[REQUIREMENT]: Retype, exactly as they stand, the lines from the start of the data to the line that contains "plt.rcParams['font.family'] = ['Liberation", both ends included. Leave the pictures out.

::::::

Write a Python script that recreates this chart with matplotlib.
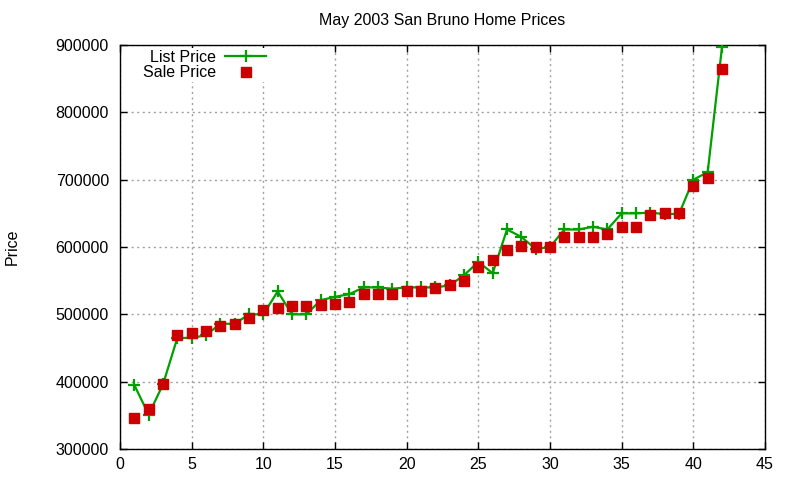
import matplotlib
matplotlib.use("Agg")
import matplotlib.pyplot as plt

plt.rcParams['font.family'] = ['Liberation Sans', 'DejaVu Sans']

house = list(range(1, 43))
list_price = [395000, 351000, 396000, 465000, 465000, 469000, 486000, 486000, 500000, 500000,
              534000, 500000, 500000, 521000, 526000, 530000, 540000, 540000, 538000, 540000,
              540000, 540000, 543000, 558000, 578000, 561000, 626000, 615000, 597000, 600000,
              626000, 626000, 630000, 626000, 650000, 650000, 651000, 649000, 649000, 700000,
              711000, 897000]
sale_price = [346000, 359000, 396000, 469000, 472000, 475000, 483000, 486000, 495000, 506000,
              510000, 512000, 512000, 514000, 516000, 519000, 530000, 530000, 530000, 535000,
              535000, 539000, 544000, 550000, 571000, 581000, 596000, 601000, 600000, 600000,
              615000, 615000, 615000, 620000, 630000, 630000, 647000, 651000, 651000, 691000,
              702000, 864000]
x_ticks = [0, 5, 10, 15, 20, 25, 30, 35, 40, 45]
y_ticks = [300000, 400000, 500000, 600000, 700000, 800000, 900000]

FS = 11.5

fig = plt.figure(figsize=(8, 4.8), dpi=100)
ax = fig.add_axes([120/800, 1-449/480, 645/800, 404/480])

green = '#00a000'
red = '#cc0000'
ax.plot(house, list_price, color=green, lw=1.6, marker='+', ms=9, mew=1.6,
        label='List Price', zorder=3)
ax.plot(house, sale_price, ls='none', color=red, marker='s', ms=6.5,
        label='Sale Price', zorder=4)

ax.set_xlim(0, 45)
ax.set_ylim(300000, 900000)
ax.set_xticks(x_ticks)
ax.set_yticks(y_ticks)
ax.set_xticklabels([str(v) for v in x_ticks])
ax.set_yticklabels([str(v) for v in y_ticks])
ax.tick_params(direction='in', length=5, width=1, top=True, right=True,
               labelsize=FS, pad=6, colors='black')
ax.tick_params(axis='y', pad=8)
ax.grid(True, color='#a0a0a0', linestyle=(0, (1.5, 2.5)), linewidth=1)
for s in ax.spines.values():
    s.set_linewidth(1)

fig.text(442/800, 1-21/480, 'May 2003 San Bruno Home Prices', ha='center', va='center',
         fontsize=FS)
fig.text(12/800, 1-247/480, 'Price', ha='center', va='center', rotation=90, fontsize=FS)

leg = ax.legend(loc='upper right', bbox_to_anchor=(268/800, 1-48/480),
                bbox_transform=fig.transFigure, frameon=True, fancybox=False,
                facecolor='white', edgecolor='none', framealpha=1.0, markerfirst=False,
                numpoints=1, fontsize=FS, handlelength=2.6, handletextpad=0.55,
                labelspacing=0.05, borderaxespad=0, borderpad=0.1)

fig.savefig('out.png', dpi=100)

::::::

[SOLVED PROBLEM]:
Write a Python script that recreates this chart with matplotlib.
import matplotlib
matplotlib.use("Agg")
import matplotlib.pyplot as plt

plt.rcParams['font.family'] = ['Liberation Sans', 'DejaVu Sans']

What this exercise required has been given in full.